Antidote Movie Review
Written by Joel Harley
Released by Souvenir Films
Directed by Peter Daskaloff
Written by Peter Daskaloff and Matthew Toronto
2021, 87 minutes, Not Yet Rated
FrightFest UK Premiere on 30th August 2021
Starring:
Ashlyn Yennie as Sharyn Berkley
Louis Mandaylor as Dr. Aaron Hellenbach
Augie Duke as Cassandra
Yorgos Karamihos as Costas
Review:
No stranger to humiliation, Ashlynn Yennie, star of The Human Centipede and its sequel, takes on her greatest indignity yet – this movie. Held captive in a secret medical facility, Sharyn (Yennie) is subjected to a series of horrific surgical procedures. Initially admitted with a serious case of appendicitis, the last thing Sharyn expects is to be locked up and have her limbs lopped off – but under the eye (and knives) of the sadistic Doctor Hellenbach (Louis Mandaylor), this is what she is prescribed.
Part One Flew Over the Cuckoo’s Nest, part Martyrs, this psychological body horror film follows Sharyn as she attempts to escape. Had it been released ten to fifteen years ago, during horror’s love affair with torture and forced surgeries, Antidote would have been well at home alongside the likes of Captivity or the various Human Centipedes. Such movies still emerge from time to time (see the recent Sleepless Beauty and Breeder), but they’re not as omnipresent as they once were, nor quite as horrible.

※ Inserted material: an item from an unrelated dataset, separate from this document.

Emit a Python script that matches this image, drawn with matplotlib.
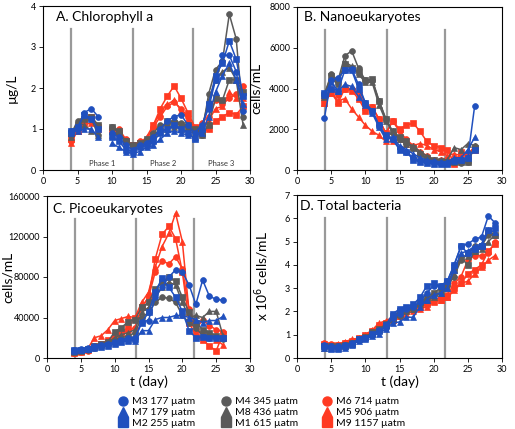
import numpy as np
import matplotlib
matplotlib.use("Agg")
import matplotlib.pyplot as plt
from matplotlib.lines import Line2D

plt.rcParams["font.family"] = ["Lato", "DejaVu Sans"]

nan = np.nan

# --------------------------------
# Data
# --------------------------------
days_a = list(range(4, 30))
days_b = list(range(4, 27))
days_c = list(range(4, 27))
days_d = list(range(4, 30))

series = ["M3", "M7", "M2", "M4", "M8", "M1", "M6", "M5", "M9"]
labels = ["M3 177 µatm", "M7 179 µatm", "M2 255 µatm",
          "M4 345 µatm", "M8 436 µatm", "M1 615 µatm",
          "M6 714 µatm", "M5 906 µatm", "M9 1157 µatm"]

chl = {
    "M3": [0.95, 1.0, 1.4, 1.5, 1.3, nan, 0.9, 0.8, 0.6, 0.5, 0.6, 0.65, 0.8, 1.0, 1.2, 1.3, 1.35, 1.1, 0.9, 1.1, 1.5, 2.2, 2.8, 2.8, 2.4, 1.45],
    "M7": [0.9, 0.95, 1.0, 1.0, 0.8, nan, 0.65, 0.55, 0.45, 0.4, 0.45, 0.55, 0.6, 0.75, 0.9, 0.95, 0.9, 0.85, 0.8, 0.9, 1.3, 1.9, 2.3, 2.6, 2.2, 1.6],
    "M2": [0.95, 1.05, 1.35, 1.25, 1.0, nan, 0.8, 0.7, 0.5, 0.45, 0.55, 0.6, 0.7, 0.9, 1.0, 1.1, 1.0, 0.9, 0.75, 1.0, 1.6, 2.3, 2.6, 3.15, 2.7, 1.8],
    "M4": [0.85, 1.2, 1.3, 1.25, 0.85, nan, 1.05, 0.9, 0.7, 0.55, 0.6, 0.7, 0.9, 1.1, 1.1, 1.2, 1.15, 1.0, 0.95, 0.85, 1.85, 2.45, 2.65, 3.8, 3.2, 1.3],
    "M8": [0.8, 1.15, 1.1, 0.95, 0.85, nan, 0.95, 0.85, 0.7, 0.6, 0.6, 0.65, 0.8, 0.95, 1.0, 1.05, 1.0, 0.95, 0.9, 1.0, 1.7, 2.2, 2.4, 2.5, 2.2, 1.1],
    "M1": [0.9, 1.1, 1.25, 1.3, 1.1, nan, 1.05, 0.95, 0.7, 0.6, 0.65, 0.75, 0.85, 1.0, 1.2, 1.15, 1.1, 1.1, 1.0, 0.85, 1.1, 1.75, 1.7, 2.2, 2.2, 1.9],
    "M6": [0.7, 1.0, 1.2, 1.25, 1.0, nan, 0.9, 1.0, 0.75, 0.6, 0.7, 0.75, 1.05, 1.3, 1.55, 1.65, 1.5, 1.3, 1.0, 1.15, 1.3, 1.7, 1.6, 1.75, 1.85, 2.05],
    "M5": [0.65, 0.95, 1.1, 1.15, 1.0, nan, 0.85, 0.95, 0.7, 0.6, 0.65, 0.8, 1.1, 1.4, 1.6, 1.7, 1.45, 1.25, 1.0, 1.0, 1.2, 1.5, 1.55, 1.9, 1.75, 1.75],
    "M9": [0.75, 0.95, 1.15, 1.3, 1.05, nan, 0.95, 0.9, 0.7, 0.6, 0.65, 0.7, 1.1, 1.5, 1.8, 2.05, 1.75, 1.4, 1.05, 0.9, 1.0, 1.2, 1.3, 1.4, 1.35, 1.55],
}

nano = {
    "M3": [2550, 4400, 4500, 4900, 4950, 4200, 3300, 2900, 2200, 1600, 1500, 1100, 900, 600, 500, 400, 400, 350, 350, 500, 500, 600, 3150],
    "M7": [3700, 4300, 3900, 4200, 4100, 3600, 3200, 2800, 2100, 1500, 1600, 1200, 1000, 800, 600, 500, 450, 400, 400, 600, 600, 1000, 1600],
    "M2": [3800, 4000, 3900, 4900, 4900, 4000, 3300, 2900, 2200, 1700, 1500, 1000, 900, 500, 400, 350, 300, 300, 300, 450, 500, 600, 1000],
    "M4": [3700, 4700, 4400, 5600, 5850, 5000, 4400, 4400, 3400, 2500, 1800, 1500, 1300, 1100, 800, 500, 450, 400, 400, 400, 350, 400, 1200],
    "M8": [3600, 4500, 4200, 5300, 5100, 4700, 4300, 4300, 3200, 2400, 1900, 1500, 1300, 1200, 900, 700, 500, 500, 500, 1100, 1000, 1300, 1200],
    "M1": [3700, 4600, 4300, 5200, 5000, 4800, 4400, 4450, 3400, 2500, 1900, 1600, 1400, 1100, 800, 600, 500, 450, 400, 400, 400, 400, 1100],
    "M6": [3500, 4000, 3700, 4000, 4000, 3800, 3000, 3100, 2500, 1800, 2400, 1900, 1500, 1200, 900, 700, 500, 500, 400, 500, 700, 800, 1100],
    "M5": [3300, 3800, 3400, 3500, 3000, 2600, 2200, 1900, 1700, 1400, 1400, 1500, 1300, 1200, 1300, 1200, 1000, 900, 700, 800, 700, 700, 1200],
    "M9": [3300, 3800, 3300, 4000, 3900, 3500, 2900, 3100, 2500, 1800, 2400, 2000, 2200, 2300, 1900, 1400, 1200, 1100, 1000, 300, 900, 700, 1000],
}

pico = {
    "M3": [8000, 9000, 10000, 12000, 13000, 14000, 16000, 18000, 20000, 20000, 36000, 37000, 60000, 70000, 80000, 87000, 85000, 72000, 53000, 77000, 61000, 58000, 57000],
    "M7": [7000, 8000, 9000, 10000, 11000, 12000, 14000, 16000, 17000, 17000, 27000, 27000, 38000, 40000, 40000, 42000, 42000, 40000, 38000, 35000, 37000, 37000, 41000],
    "M2": [8000, 8000, 9000, 11000, 12000, 13000, 15000, 17000, 18000, 19000, 35000, 45000, 65000, 79000, 70000, 60000, 46000, 27000, 20000, 21000, 20000, 20000, 20000],
    "M4": [6000, 7000, 8000, 10000, 12000, 14000, 18000, 20000, 22000, 25000, 40000, 45000, 55000, 60000, 59000, 55000, 42000, 35000, 30000, 22000, 20000, 21000, 19000],
    "M8": [6000, 7000, 9000, 11000, 13000, 15000, 20000, 23000, 25000, 28000, 45000, 50000, 60000, 70000, 75000, 72000, 55000, 40000, 42000, 40000, 46000, 46000, 22000],
    "M1": [7000, 8000, 9000, 12000, 14000, 16000, 26000, 30000, 36000, 38000, 50000, 55000, 68000, 75000, 80000, 76000, 60000, 45000, 35000, 28000, 25000, 22000, 20000],
    "M6": [5000, 6000, 7000, 10000, 13000, 16000, 20000, 24000, 27000, 30000, 50000, 60000, 85000, 96000, 93000, 100000, 88000, 48000, 28000, 38000, 32000, 28000, 26000],
    "M5": [6000, 7000, 9000, 20000, 22000, 28000, 37000, 39000, 41000, 40000, 55000, 65000, 90000, 110000, 123000, 143000, 115000, 45000, 25000, 26000, 25000, 18000, 13000],
    "M9": [5000, 6000, 8000, 12000, 14000, 18000, 22000, 26000, 30000, 40000, 50000, 60000, 98000, 122000, 130000, 118000, 85000, 35000, 22000, 18000, 12000, 7000, 24000],
}

bact = {
    "M3": [0.55, 0.5, 0.5, 0.55, 0.65, 0.8, 0.85, 1.0, 1.2, 1.3, 1.7, 1.9, 2.1, 2.2, 2.4, 2.8, 3.1, 3.1, 3.3, 4.0, 4.8, 4.9, 5.1, 5.2, 6.1, 5.8],
    "M7": [0.45, 0.4, 0.4, 0.45, 0.55, 0.75, 0.8, 0.95, 1.05, 1.25, 1.5, 1.55, 1.75, 1.75, 2.2, 2.5, 2.7, 2.8, 3.0, 3.8, 4.5, 4.6, 4.8, 4.9, 5.5, 5.4],
    "M2": [0.5, 0.45, 0.45, 0.5, 0.6, 0.8, 0.85, 1.05, 1.15, 1.4, 1.9, 2.1, 2.2, 2.3, 2.6, 3.1, 3.2, 3.1, 3.3, 4.0, 4.8, 4.5, 4.7, 4.8, 5.5, 5.6],
    "M4": [0.5, 0.5, 0.45, 0.5, 0.6, 0.8, 0.85, 1.0, 1.2, 1.35, 1.6, 1.8, 2.0, 2.1, 2.3, 2.5, 2.7, 2.8, 3.1, 3.5, 4.2, 4.5, 4.8, 4.8, 5.3, 5.3],
    "M8": [0.45, 0.45, 0.45, 0.5, 0.6, 0.8, 0.9, 1.05, 1.2, 1.4, 1.7, 1.9, 2.0, 2.1, 2.3, 2.5, 2.6, 2.8, 3.0, 3.6, 4.3, 4.4, 4.6, 4.7, 5.0, 5.3],
    "M1": [0.5, 0.5, 0.5, 0.55, 0.65, 0.8, 0.9, 1.1, 1.25, 1.45, 1.8, 2.0, 2.1, 2.2, 2.4, 2.6, 2.8, 3.0, 3.2, 3.8, 4.3, 4.0, 4.6, 4.8, 5.4, 5.3],
    "M6": [0.65, 0.6, 0.55, 0.65, 0.75, 0.8, 0.95, 1.15, 1.4, 1.5, 1.7, 1.9, 2.0, 2.1, 2.2, 2.3, 2.5, 2.6, 2.7, 3.2, 3.5, 4.2, 4.4, 4.4, 4.5, 5.0],
    "M5": [0.6, 0.55, 0.6, 0.7, 0.8, 0.85, 1.0, 1.2, 1.5, 1.6, 1.75, 1.8, 1.9, 2.0, 2.1, 2.2, 2.4, 2.5, 2.6, 2.9, 3.2, 3.3, 3.6, 3.9, 4.2, 4.4],
    "M9": [0.6, 0.55, 0.55, 0.65, 0.75, 0.85, 1.0, 1.15, 1.4, 1.5, 1.65, 1.8, 2.0, 2.1, 2.2, 2.3, 2.45, 2.5, 2.6, 3.0, 3.2, 3.6, 3.8, 4.0, 4.6, 4.9],
}

phase_days = [4.1, 13.1, 21.7]
phase_names = ["Phase 1", "Phase 2", "Phase 3"]
phase_text_x = [8.6, 17.4, 25.8]

# --------------------------------
# Styles
# --------------------------------
BLUE = "#2050BE"
GRAY = "#5A5A5A"
RED = "#FF3A22"
style = {
    "M3": (BLUE, "o"), "M7": (BLUE, "^"), "M2": (BLUE, "s"),
    "M4": (GRAY, "o"), "M8": (GRAY, "^"), "M1": (GRAY, "s"),
    "M6": (RED, "o"), "M5": (RED, "^"), "M9": (RED, "s"),
}
draw_order = ["M6", "M5", "M9", "M4", "M8", "M1", "M3", "M7", "M2"]

W, H = 515, 429
fig = plt.figure(figsize=(W / 100, H / 100), dpi=100)


def px_axes(left, top, right, bottom):
    return fig.add_axes([left / W, 1 - bottom / H, (right - left) / W, (bottom - top) / H])


def panel(ax, days, data, ymax, yticks, title, tx, ty):
    for name in draw_order:
        color, marker = style[name]
        ax.plot(days, data[name], color=color, marker=marker, markersize=4.2,
                linewidth=1.1, markeredgewidth=0.5, markeredgecolor=color)
    for d in phase_days:
        ax.axvline(d, ymin=0, ymax=0.86, color="#999999", linewidth=1.6, zorder=0)
    ax.set_xlim(0, 30)
    ax.set_ylim(0, ymax)
    ax.set_xticks(range(0, 31, 5))
    ax.set_yticks(yticks)
    ax.tick_params(labelsize=6.5, length=3, width=0.6, direction="out", pad=2)
    for s in ax.spines.values():
        s.set_linewidth(0.8)
    ax.text(tx, ty, title, transform=ax.transAxes, fontsize=10, va="center", ha="left")


axA = px_axes(43, 6, 250, 170)
panel(axA, days_a, chl, 4, [0, 1, 2, 3, 4], "A. Chlorophyll a", 0.063, 0.933)
axA.set_ylabel("µg/L", fontsize=10)
axA.yaxis.set_label_coords(-0.12, 0.5)
for x, t in zip(phase_text_x, phase_names):
    axA.text(x, 0.15, t, fontsize=5.5, ha="center", va="center", color="#333333")

axB = px_axes(297, 7, 502, 170)
panel(axB, days_b, nano, 8000, [0, 2000, 4000, 6000, 8000], "B. Nanoeukaryotes", 0.034, 0.94)
axB.set_ylabel("cells/mL", fontsize=10)
axB.yaxis.set_label_coords(-0.17, 0.5)

axC = px_axes(47, 196, 250, 358)
panel(axC, days_c, pico, 160000, [0, 40000, 80000, 120000, 160000], "C. Picoeukaryotes", 0.03, 0.92)
axC.set_ylabel("cells/mL", fontsize=10)
axC.yaxis.set_label_coords(-0.165, 0.5)
axC.set_xlabel("t (day)", fontsize=10, labelpad=1)

axD = px_axes(297, 195, 502, 358)
panel(axD, days_d, bact, 7, range(0, 8), "D. Total bacteria", 0.015, 0.93)
axD.set_ylabel("x 10$^6$ cells/mL", fontsize=10)
axD.yaxis.set_label_coords(-0.127, 0.5)
axD.set_xlabel("t (day)", fontsize=10, labelpad=1)

# --------------------------------
# Legend (three columns)
# --------------------------------
col_x = [118, 221, 322]
for c in range(3):
    handles = []
    for k in range(3):
        name = series[c * 3 + k]
        color, marker = style[name]
        handles.append(Line2D([], [], color=color, marker=marker, linestyle="none",
                              markersize=6.5))
    fig.legend(handles, labels[c * 3:c * 3 + 3], loc="upper left",
               bbox_to_anchor=(col_x[c] / W, 1 - 397 / H), frameon=False,
               fontsize=7.5, handlelength=1.0, handletextpad=0.3,
               labelspacing=0.15, borderaxespad=0, borderpad=0)

fig.savefig("out.png", dpi=100)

Director Peter Daskaloff dials back the gore, putting the focus on Hellenbach and his mystery hospital. Yennie and Mandaylor gamely give it their all, but they are unsupported by the film’s plotting and low budget. It’s a film that can handle an amputation (the best scene in the whole thing) but then saddles one character with an obvious bald wig and fills the finale with even worse CGI. Iffy special effects can be forgiven in a low-budget movie like this one, but the wooden characters and silly story are less excusable.
The doctor’s diabolical plan is fine – something something immortality through human suffering – but the writing fails to sell the horror of Sharyn’s predicament, and the film is padded out with a ridiculous supernatural subplot and bizarre twist ending. Say what you will about Tom Six’s Human Centipede trilogy, but at least there was a coherency to his horrific vision. Antidote has no atmosphere and the flat tonelessness of a TV movie. Daskaloff doesn’t even have the good grace to go full nasty with it – aside from its big amputation scene, it’s surprisingly tame.
Regardless, the story bumbles along, ensuring that the whole thing is at least over and done with by the ninety-minute mark. Dull it may be, but the nimble pacing ensures that there’s no time to get properly bored. For all its flaws, Antidote is inoffensive enough, enlivened by the work of Yennie and Mandaylor. This bland, unexciting movie doesn’t deserve them, but their presence is enough to make it bearable, at least.